Most cancer genome studies conducted so far have utilized short-read sequencing, which have primarily allowed for the identification of small-scale genomic alterations like single nucleotide variants (SNVs) and short insertions and deletions (InDels). However, recent advancements in sequencing technologies have enabled the detection of larger genomic structural variants (SVs) in various cancer types. These SVs are expected to hold significant biological and clinical relevance.
Structural variants involve substantial rearrangements in the genome, such as chromosomal inversions and translocations. These alterations can give rise to oncogenic fusion genes, such as BCR-ABL, EML4-ALK, and KIF5B-RET. Large segment deletions are also common in tumor suppressor genes like TP53, RB1, and PTEN, leading to the inactivation of their expression and function.
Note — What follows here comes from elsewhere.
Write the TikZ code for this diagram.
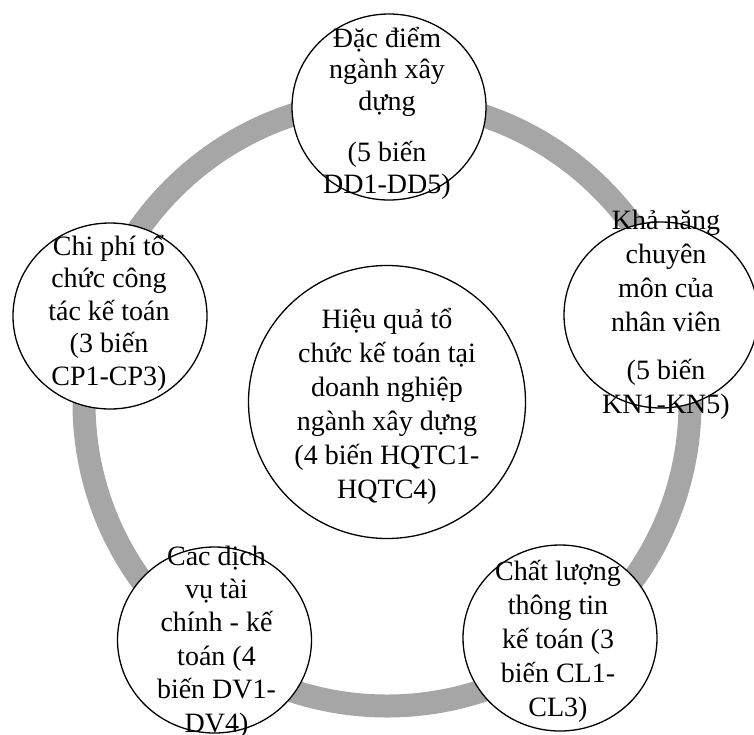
\documentclass[tikz,border=0pt]{standalone}
\usepackage{fontspec}
\setmainfont{Liberation Serif}
\usetikzlibrary{shapes.geometric}
\definecolor{ringgray}{RGB}{166,166,166}
\newcommand\stacklines[2]{\vtop{\baselineskip=#1\lineskiplimit=-100pt\relax\halign{\hfil##\hfil\cr#2\crcr}}}
\tikzset{
  bub/.style={ellipse, draw=black, line width=1.3pt, fill=white,
    minimum width=194pt, minimum height=186pt, inner sep=0pt},
  hub/.style={ellipse, draw=black, line width=1.3pt, fill=white,
    minimum width=277pt, minimum height=273pt, inner sep=0pt},
  txt/.style={anchor=base, inner sep=0pt, font=\fontsize{28}{33}\selectfont},
  ringline/.style={draw=ringgray, line width=23pt}
}
\begin{document}
\begin{tikzpicture}[x=1pt,y=-1pt]
\useasboundingbox (0,0) rectangle (754,734);
% ring
\coordinate (rc) at (387,403);
\draw[ringline] (rc) circle[radius=303pt];
% bubbles
\node[hub] (hq) at (387,402) {};
\node[bub] (dd) at (389,107) {};
\node[bub] (kn) at (661,315) {};
\node[bub] (cl) at (560,638) {};
\node[bub] (dv) at (214.5,640) {};
\node[bub] (cp) at (110,316) {};
% texts
\node[txt] (hqt) at (387,328) {\stacklines{34pt}{Hiệu quả tổ\cr chức kế toán tại\cr doanh nghiệp\cr ngành xây dựng\cr (4 biến HQTC1-\cr HQTC4)}};
\node[txt] (ddt) at (387,47) {\stacklines{31.5pt}{Đặc điểm\cr ngành xây\cr dựng\cr\noalign{\vskip 20pt}(5 biến\cr DD1-DD5)}};
\node[txt] (knt) at (666,229) {\stacklines{34pt}{Khả năng\cr chuyên\cr môn của\cr nhân viên\cr\noalign{\vskip 14pt}(5 biến\cr KN1-KN5)}};
\node[txt] (clt) at (558,580) {\stacklines{34pt}{Chất lượng\cr thông tin\cr kế toán (3\cr biến CL1-\cr CL3)}};
\node[txt] (dvt) at (216.5,565) {\stacklines{33.4pt}{Cac dịch\cr vụ tài\cr chính - kế\cr toán (4\cr biến DV1-\cr DV4)}};
\node[txt] (cpt) at (109,255) {\stacklines{32.5pt}{Chi phí tổ\cr chức công\cr tác kế toán\cr (3 biến\cr CP1-CP3)}};
\end{tikzpicture}
\end{document}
Recognizing the importance of SVs, the Genome-Wide Pan-Cancer Analysis Consortium has focused on investigating large-scale genomic structural variations in addition to SNVs. The consortium has reported SV signatures for 38 different cancer subtypes, aiming to enhance our understanding of these alterations across diverse cancers.
While conventional analytical methods can infer the presence of SVs from short-read sequencing data, they often provide only partial information about the complete structure of these variants. To achieve more accurate and comprehensive detection of SVs, long-read sequencing technologies should be employed. Long-read sequencing enables the generation of extended reads, allowing for the direct observation and precise characterization of complex structural rearrangements within the cancer genome.
By utilizing long-read sequencing, researchers can obtain a more detailed and holistic view of genomic structural variants, thus enabling a deeper understanding of their functional implications and potential clinical significance in cancer research.
The research used genomic haplotype analysis to investigate non-small cell lung cancer (NSCLC) in 20 Japanese patients. They utilized both long-read and short-read whole-genome sequencing (WGS) data to perform joint phasing analysis.
To identify single nucleotide polymorphisms (SNPs), the researchers compared the second-generation data using BWA-MEM and GATK. They used minimap2 to compare the long read-length sequences. Based on the identified SNPs, they performed typing to elucidate the variability of somatic structural variations (SVs) and single nucleotide variations (SNVs) at the haplotype level.
The study showed that haplotyping based on SNP information was successful, and approximately 56% of the SNPs detected in the normal genome were assigned to haplotype blocks. The sequencing depth was evaluated, and the results indicated that constructing haplotypes seemed to saturate at a depth of approximately 20x-30x, with around 5000 constructs. The study concluded that sequencing data with a minimum depth of 20x could be reasonably used for tumor phasing analysis.
To assess the accuracy of the typing results, the researchers specifically evaluated the correlation of haplotype blocks obtained for two given SNPs. The results demonstrated that the rate of difference between tumor and normal genomes for these two SNPs was similar to previous findings, indicating reasonable accuracy. Additionally, when comparing the typing results with those from a different healthy Japanese cohort, 98.7% of the SNP-SNP associations were consistent. This suggests that the phasing information obtained from tumor and normal genomes is precise and can serve as a reference for further analysis of genomic mutations at the haplotype level.
Firstly, when comparing the haplotype blocks of tumors with those of normal tissues, it was observed that the tumor haplotype blocks had fewer numbers but were longer in terms of N50 (a measure of contiguity). However, they contained a similar number of single nucleotide polymorphisms (SNPs) compared to normal tissues. This suggests that the tumor genomes had larger and more contiguous haplotype blocks, likely due to the clonal expansion of tumor cells and loss of heterozygosity in cancer genomes.
Secondly, the association between the sequenced haplotype blocks and sequencing depth or read length was evaluated. It was found that sequencing depth exhibited a positive correlation with phase block length. This suggests that higher sequencing depth increases the likelihood of obtaining longer haplotype blocks. Additionally, a strong correlation was detected between the length of individual reads and the length of the constructed phase blocks. This implies that the length of individual reads plays a more significant role in determining the resulting phase blocks compared to sequencing depth.
Furthermore, the precise generation of haplotype blocks was assessed in all 20 cases. The results showed that, on average, 78% of the genomic regions contributed to the phased blocks. This indicates that a significant portion of the genome could be accurately phased. However, the remaining 22% of phased blocks, referred to as low-coverage regions, could not be adequately covered. These low-coverage regions were primarily associated with regions characterized by low-heterozygous SNPs, suggesting that the presence of low-diversity or homozygous regions presents challenges for accurate haplotype phasing.
Overall, these findings highlight the impact of sequencing depth and read length on the generation of haplotype blocks and emphasize the influence of tumor characteristics on the composition and contiguity of haplotypes in cancer genomes.